Good luck for Goodluck
I once made a flippant comment regarding the Nigerian President-select Umaru Yar'Adua when a blog said his appearance at an interview had something of a rabbit mesmerised in the middle of the road by the lights of a fast approaching vehicle in the night.
Alluding to other aspects of concern, which includes the uncertainty of his rather buoyant health I said, "If he survives, he has good luck, if he doesn't we have Goodluck".
It would appear the President-select is a scarce commodity, the brigands that head his political vehicle of electoral mischief - sorry, I am getting ahead of myself here - political party, I meant - have been keeping him from the public view and creating an air of royal mystique about him.
In Purdah or a zombie
He does not seem to be able to appear for all sort of events marking his victory or seeking to having him talk to the people - as an out-going Sharia Law governor, methinks he is taking the laws too far and he is going into Purdah. This might usher a new regime of gender equality repolarisation, what a woman can do, a man can likewise do in Nigeria.
However, on the matter of good luck and health even the President of the United States undergoes a thorough health check with the basic details made public, what is to say we do not have a Presidential air ambulance in scrambled state ready to fly off to German the moment he blinks twice at the fast approaching lights?
To the good health of Mr. President
But seriously, I do wish the President-select well, the uncertainty of what we are getting does leave the whiff of a bygone Soviet communist secrecy age about if the leader can sniff or is a stiff.

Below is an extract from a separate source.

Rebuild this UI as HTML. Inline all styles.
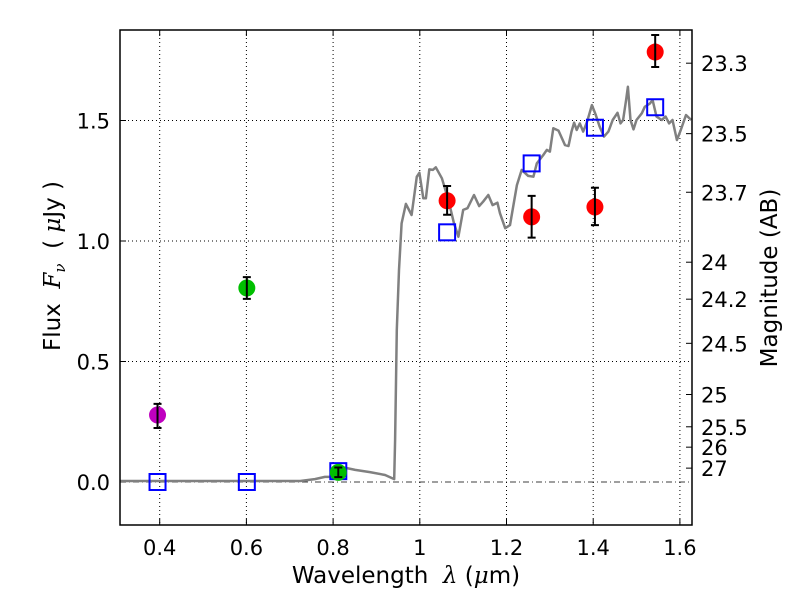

The matter of good luck worries me more, because it can be argued that Yar'Adua did not choose his running mate, it was an arranged marriage instigated by the out-going President.
The Trojan President
Dr. Goodluck Jonathan of all better performing governors in the South was plucked from the obscurity of ability within the quagmire of terrorist acts in his state that he did little to manage or curtail and thrust on Nigerian as a cynical ploy to indirectly given the state influence and hopefully sap support from the machinations of the insurgents and militants that sabotage oil installations and kidnap foreign workers with relative ease, giving Nigeria unpalatable headlines.
Now, it would appear this ploy has not worked, Dr. Jonathan does not have a constituency in his state, he is no man of his people - twice already his property has been attacked and his relations have suffered great distress as a result. One might be tempted to say bad luck is jabbing at Goodluck.
Less sympathetic commentators might even hazard the thought that his luck as run out, the dangerous part of this is the possibility that Yar'Adua is a Trojan horse, whose incapacitation would pave the way for Dr. Goodluck Jonathan to assume the presidency temporarily or more.
That would be an unfortunate turn of circumstances for Nigeria, for if that man in a well resourced and financed oil-rich state could not find socio-economic solutions to placate the tensions in his state, the grand project of Nigeria cannot expect to see better - herein is the death of luck.
Allowing for some optimism, these people can somehow spring surprises, we'll see.